I would tend to suspect it is instead the capacitors, either
on the board or in the power supply and they are degraded
onto the point where when cold their function is degraded
(as it always will be, but now degraded below a stability
threshold) or they have actually hit a more obvious failure
threshold such as venting, which would be visibly obvious
(examine the board capacitors and unplug the PSU from AC
then inspect it as well.
 
T

Tim Willets

kony said:
I would tend to suspect it is instead the capacitors, either
on the board or in the power supply and they are degraded
onto the point where when cold their function is degraded
(as it always will be, but now degraded below a stability
threshold) or they have actually hit a more obvious failure
threshold such as venting, which would be visibly obvious
(examine the board capacitors and unplug the PSU from AC
then inspect it as well.

On a close look, there's signs of venting on a PSU cap (I've a 30+ year
old Marshall guitar amp so I know what venting capacitors look like).
Problem solved (I hope). Many thanks.
 
K

kony

On a close look, there's signs of venting on a PSU cap (I've a 30+ year
old Marshall guitar amp so I know what venting capacitors look like).
Problem solved (I hope). Many thanks.


Out of curiosity, what make and model power supply was it?

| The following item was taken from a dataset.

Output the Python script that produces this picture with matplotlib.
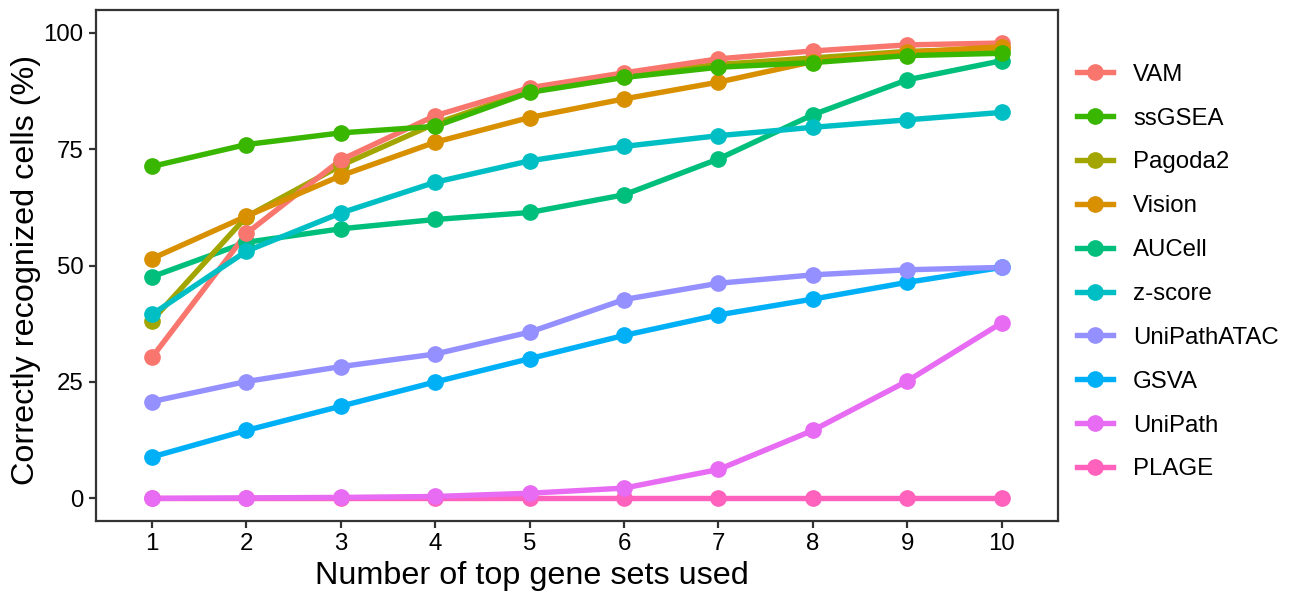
import matplotlib
matplotlib.use("Agg")
import matplotlib.pyplot as plt
from matplotlib.lines import Line2D

plt.rcParams['font.family'] = ['Liberation Sans', 'DejaVu Sans']

n_sets = [1, 2, 3, 4, 5, 6, 7, 8, 9, 10]

methods = ["VAM", "ssGSEA", "Pagoda2", "Vision", "AUCell",
           "z-score", "UniPathATAC", "GSVA", "UniPath", "PLAGE"]

colors = {
    "VAM": "#F8766D", "ssGSEA": "#39B600", "Pagoda2": "#A3A500",
    "Vision": "#D89000", "AUCell": "#00BF7D", "z-score": "#00BFC4",
    "UniPathATAC": "#9590FF", "GSVA": "#00B0F6", "UniPath": "#E76BF3",
    "PLAGE": "#FF62BC",
}

vam = [30.3, 56.9, 72.7, 82.2, 88.2, 91.4, 94.4, 96.1, 97.4, 97.8]
ssgsea = [71.3, 76.0, 78.5, 79.9, 87.2, 90.4, 92.6, 93.6, 95.1, 95.6]
pagoda2 = [38.2, 60.5, 71.5, 80.5, 87.5, 91.0, 93.2, 94.6, 96.0, 96.6]
vision = [51.5, 60.6, 69.3, 76.5, 81.8, 85.8, 89.4, 93.8, 95.8, 97.0]
aucell = [47.6, 55.0, 57.9, 59.9, 61.4, 65.2, 72.9, 82.4, 89.9, 94.0]
zscore = [39.5, 53.1, 61.3, 67.9, 72.5, 75.6, 77.9, 79.7, 81.3, 82.9]
unipath_atac = [20.8, 25.1, 28.3, 31.0, 35.7, 42.7, 46.2, 48.0, 49.1, 49.6]
gsva = [8.9, 14.6, 19.8, 25.0, 30.0, 35.0, 39.4, 42.8, 46.4, 49.6]
unipath = [0.0, 0.1, 0.2, 0.4, 1.1, 2.2, 6.2, 14.6, 25.2, 37.7]
plage = [0.0, 0.0, 0.0, 0.0, 0.0, 0.0, 0.0, 0.0, 0.0, 0.0]

values = {
    "VAM": vam, "ssGSEA": ssgsea, "Pagoda2": pagoda2, "Vision": vision,
    "AUCell": aucell, "z-score": zscore, "UniPathATAC": unipath_atac,
    "GSVA": gsva, "UniPath": unipath, "PLAGE": plage,
}

# drawing order follows sorted group names (later ones end up on top)
draw_order = ["AUCell", "GSVA", "PLAGE", "Pagoda2", "UniPath",
              "UniPathATAC", "VAM", "Vision", "ssGSEA", "z-score"]

fig = plt.figure(figsize=(12.96, 6.01), dpi=100)
ax = fig.add_axes([0.0741, 0.1336, 0.7420, 0.8498])

for m in draw_order:
    ax.plot(n_sets, values[m], color=colors[m], lw=3.9, zorder=2,
            solid_capstyle='butt')
for m in draw_order:
    ax.plot(n_sets, values[m], ls='none', marker='o', ms=11,
            color=colors[m], zorder=3)

ax.set_xlim(0.407, 10.593)
ax.set_ylim(-4.8, 104.9)
ax.set_xticks(n_sets)
ax.set_yticks([0, 25, 50, 75, 100])

for s in ax.spines.values():
    s.set_color('#333333')
    s.set_linewidth(1.6)
ax.tick_params(axis='both', direction='out', length=5, width=1.6,
               color='#333333', labelsize=17.3, labelcolor='black', pad=4)

ax.set_xlabel("Number of top gene sets used", fontsize=23.3, labelpad=4)
ax.set_ylabel("Correctly recognized cells (%)", fontsize=23.3, labelpad=1.5)
ax.xaxis.label.set_x(0.453)
ax.yaxis.label.set_y(0.49)

handles = [Line2D([0], [0], color=colors[m], lw=3.9, marker='o', ms=11)
           for m in methods]
leg = fig.legend(handles, methods, loc='upper left',
                 bbox_to_anchor=(0.8236, 0.910), frameon=False,
                 fontsize=17.3, handlelength=1.5, handletextpad=0.83,
                 labelspacing=0.91, borderaxespad=0)

fig.savefig("out.png", dpi=100)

If this is the only failure point, it might be viable to
replace that (probably 12V rail cap) and the corresponding
5V rail caps. About $1 each at major electronics houses
such as Digikey, preferribly a very low ESR part such as
Panasonic FM or Nichicon HE series in at least same voltage
rating and same (or better, higher) uF, so long as it
physically fits in the alotted space. IE- many PSU are
limited to 10 or 12mm diameter but tallest available.